Yinka’s theory is audacious, yet heartbreakingly plausible: Kemi didn’t fall from grace, she was raised in a house where love may have worn a mask, or not shown up at all. And if that’s too deep for some, here’s the surface-level tea, no child bathed in warmth and cultural pride grows up spewing this much disdain for their origins.
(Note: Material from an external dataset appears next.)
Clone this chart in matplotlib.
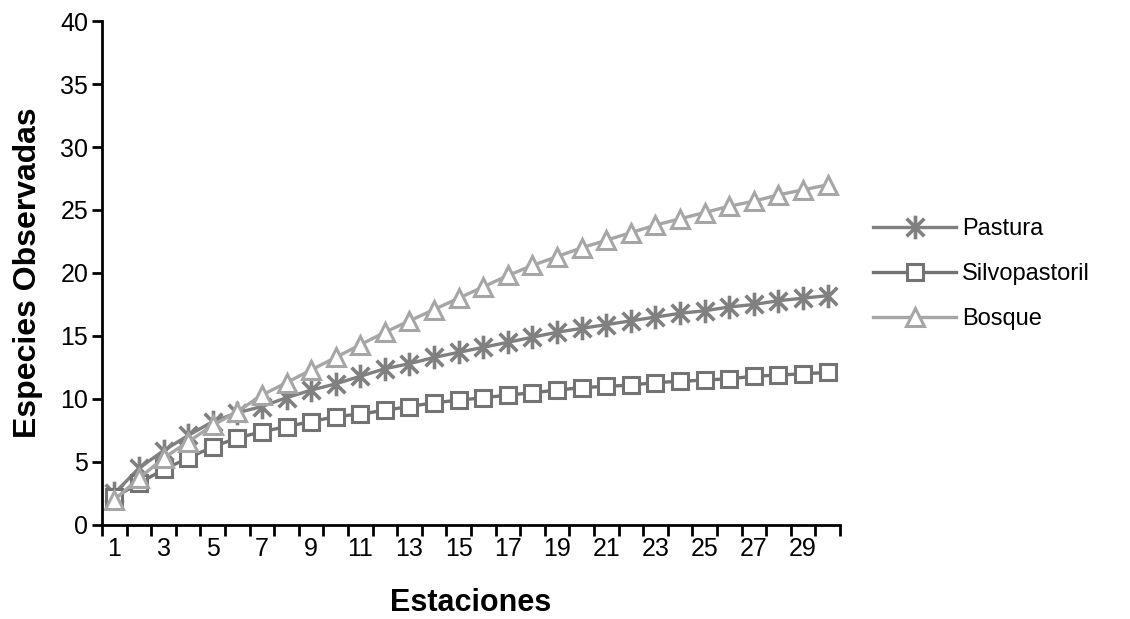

And listen, this isn’t just a Kemi issue, it’s generational. I remember being younger and feeling almost allergic to my Nigerianness. Not because I didn’t love it, but because I was made to feel it wasn’t enough. Watching childhood friends relocate abroad only to suddenly drop the “Naija” from their tongue like hot coal, or children of immigrants proudly saying they’re “not Nigerian”? It hurt. But it also revealed something insidious: this shame was taught. It trickled down from parents who, consciously or not, glorified elsewhere and belittled home. No child wakes up one day hating where they come from, it’s learned. It’s inherited. And for too long, we’ve let that slide. Only recently, thanks to TikTok, Nollywood glow-ups, Afrobeats and loud diaspora pride, we are finally rewriting that narrative. But some, like Kemi, are still stuck in the script of shame. That builds a distorted identity and self image.
Yinka’s post is a sociopolitical slap wrapped in cultural honesty. And frankly, it’s time more of us asked the same question: Who hurt you, Kemi? And why do we all have to pay for it?